Once ARM gets into server racks, the power issue may raise its head again. It Intel can't get its act together on power consumption, the lower power cost of the ARM platform, while something a consumer may not consider, will be a part of the data center's TCO.
I'd go on about this, but my ThinkPad's battery icon is winking at me and I've got to find a plug .....
"When the better living conditions are full of monsters or endemic disease. Somewhere in the past, something nasty arrived to decimate panda populations."
It's possible that the 'monsters' are us. Homo sapiens. A study (summarized in a recent issue of The Economist) hypothesizes that it was the spread of humans that drove pandas into marginal ecosystems. Where the only thing left to eat was bamboo.

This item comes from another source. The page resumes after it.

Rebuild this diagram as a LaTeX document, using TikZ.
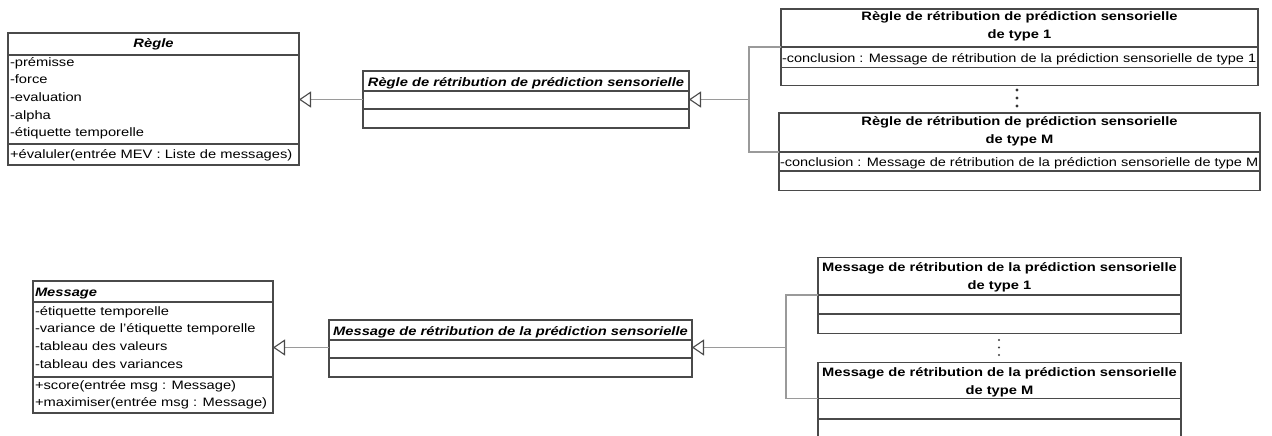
\documentclass[tikz,border=0pt]{standalone}
\usepackage{fontspec}
\usepackage{graphicx}
\setmainfont{Liberation Sans}
\usetikzlibrary{arrows.meta}
\definecolor{boxc}{HTML}{4A4A4A}
\definecolor{connc}{HTML}{9A9A9A}
\newcommand{\hs}[1]{\scalebox{1.205}[1]{#1}}
\newcommand{\hsc}[1]{\scalebox{1.19}[1]{#1}}
\begin{document}
\begin{tikzpicture}[x=1pt,y=-1pt,
  cls/.style={draw=boxc, line width=1.2pt, inner sep=0pt, outer sep=0pt, anchor=north west, fill=white},
  divl/.style={draw=boxc, line width=1.2pt},
  conn/.style={draw=connc, line width=1.6pt},
  inh/.style={conn, -{Triangle[open, length=12pt, width=16pt, line width=1.1pt, color=boxc]}},
  txt/.style={inner sep=0pt, outer sep=0pt, anchor=base west, font=\fontsize{12.2}{14}\selectfont},
  ttl/.style={txt, anchor=base, font=\fontsize{12.2}{14}\selectfont\bfseries},
  ttli/.style={txt, anchor=base, font=\fontsize{12.2}{14}\selectfont\bfseries\itshape},
  bigdot/.style={fill=black!80, draw=none},
  smalldot/.style={fill=black!75, draw=none}
]
\useasboundingbox (0,0) rectangle (1272,436);
\fill[white] (0,0) rectangle (1272,436);
\clip (0,0) rectangle (1272,436);

% ---------- Regle ----------
\node[cls, minimum width=291pt, minimum height=132pt] (regle) at (8,33) {};
\draw[divl] (8,55) -- (299,55);
\draw[divl] (8,144) -- (299,144);
\node[ttli] (regleT) at (153.5,48) {\hs{Règle}};
\node[txt] (ra1) at (10,66.5) {\hs{-prémisse}};
\node[txt] (ra2) at (10,84) {\hs{-force}};
\node[txt] (ra3) at (10,101.5) {\hs{-evaluation}};
\node[txt] (ra4) at (10,119) {\hs{-alpha}};
\node[txt] (ra5) at (10,136.5) {\hs{-étiquette temporelle}};
\node[txt] (rm1) at (10,158.5) {\hs{+évaluler(entrée MEV : Liste de messages)}};

% ---------- Regle de retribution (abstract) ----------
\node[cls, minimum width=326pt, minimum height=57pt] (rmid) at (363,71) {};
\draw[divl] (363,91) -- (689,91);
\draw[divl] (363,109) -- (689,109);
\node[ttli] (rmidT) at (526,86) {\hs{Règle de rétribution de prédiction sensorielle}};

% ---------- Regle type 1 ----------
\node[cls, minimum width=477pt, minimum height=76.5pt] (rt1) at (781,9) {};
\draw[divl] (781,47) -- (1258,47);
\draw[divl] (781,67.5) -- (1258,67.5);
\node[ttl] (rt1T1) at (1019.5,21) {\hs{Règle de rétribution de prédiction sensorielle}};
\node[ttl] (rt1T2) at (1019.5,38.5) {\hs{de type 1}};
\node[txt] (rt1a) at (782,62.5) {\hsc{-conclusion : Message de rétribution de la prédiction sensorielle de type 1}};

% vertical ellipsis (top)
\fill[bigdot] (1017,90) circle (1.7pt) (1017,98) circle (1.7pt) (1017,106) circle (1.7pt);

% ---------- Regle type M ----------
\node[cls, minimum width=481pt, minimum height=77.5pt] (rtM) at (779,113) {};
\draw[divl] (779,152) -- (1260,152);
\draw[divl] (779,171) -- (1260,171);
\node[ttl] (rtMT1) at (1019.5,125.5) {\hs{Règle de rétribution de prédiction sensorielle}};
\node[ttl] (rtMT2) at (1019.5,143) {\hs{de type M}};
\node[txt] (rtMa) at (780,166.5) {\hsc{-conclusion : Message de rétribution de la prédiction sensorielle de type M}};

% connectors top
\draw[inh] (rmid.west) -- (regle.east |- rmid.west);
\coordinate (jr) at (749,99.5);
\coordinate (s1) at (749,47);
\coordinate (sM) at (749,152);
\draw[inh] (jr) -- (rmid.east |- jr);
\draw[conn] (rt1.west |- s1) -- (s1) -- (sM) -- (rtM.west |- sM);

% ---------- Message ----------
\node[cls, minimum width=240pt, minimum height=132pt] (msg) at (33,281) {};
\draw[divl] (33,302) -- (273,302);
\draw[divl] (33,377) -- (273,377);
\node[txt, font=\fontsize{12.2}{14}\selectfont\bfseries\itshape] (msgT) at (35,296) {\hs{Message}};
\node[txt] (ma1) at (35,315) {\hs{-étiquette temporelle}};
\node[txt] (ma2) at (35,332.7) {\hs{-variance de l'étiquette temporelle}};
\node[txt] (ma3) at (35,350.5) {\hs{-tableau des valeurs}};
\node[txt] (ma4) at (35,368) {\hs{-tableau des variances}};
\node[txt] (mm1) at (35,389) {\hs{+score(entrée msg : Message)}};
\node[txt] (mm2) at (35,406.5) {\hs{+maximiser(entrée msg : Message)}};

% ---------- Message de retribution (abstract) ----------
\node[cls, minimum width=363pt, minimum height=57pt] (mmid) at (329,320) {};
\draw[divl] (329,340) -- (692,340);
\draw[divl] (329,358) -- (692,358);
\node[ttli] (mmidT) at (510.5,335) {\hs{Message de rétribution de la prédiction sensorielle}};

% ---------- Message type 1 ----------
\node[cls, minimum width=363pt, minimum height=76pt] (mt1) at (818,257.3) {};
\draw[divl] (818,295) -- (1181,295);
\draw[divl] (818,314) -- (1181,314);
\node[ttl] (mt1T1) at (999.5,271.5) {\hs{Message de rétribution de la prédiction sensorielle}};
\node[ttl] (mt1T2) at (999.5,289.5) {\hs{de type 1}};

% vertical ellipsis (bottom)
\fill[smalldot] (999,340) circle (1.1pt) (999,347.5) circle (1.1pt) (999,355) circle (1.1pt);

% ---------- Message type M ----------
\node[cls, minimum width=363pt, minimum height=90pt] (mtM) at (818,362.3) {};
\draw[divl] (818,398.5) -- (1181,398.5);
\draw[divl] (818,419) -- (1181,419);
\node[ttl] (mtMT1) at (999.5,376.5) {\hs{Message de rétribution de la prédiction sensorielle}};
\node[ttl] (mtMT2) at (999.5,394) {\hs{de type M}};

% connectors bottom
\coordinate (yb) at (0,347.5);
\draw[inh] (mmid.west |- yb) -- (msg.east |- yb);
\coordinate (jm) at (786,347.5);
\coordinate (m1) at (786,295);
\coordinate (mM) at (786,398.5);
\draw[inh] (jm) -- (mmid.east |- jm);
\draw[conn] (mt1.west |- m1) -- (m1) -- (mM) -- (mtM.west |- mM);
\end{tikzpicture}
\end{document}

Ancient people and their possible taste for panda meat no longer being an issue, it now appears that pandas might be able to co-exist with us, given their mellow dispositions (as demonstrated by this incident). Many animals that we neither compete with nor consume can adapt to human presence if they become acclimated to us.
"get Dyson to sponsor"
I don't think any of the manufacturers in this particular line of business have any interest in furthering space exploration. After all, once we figure out how to package and ship vacuum down economically, they'll all be out of business.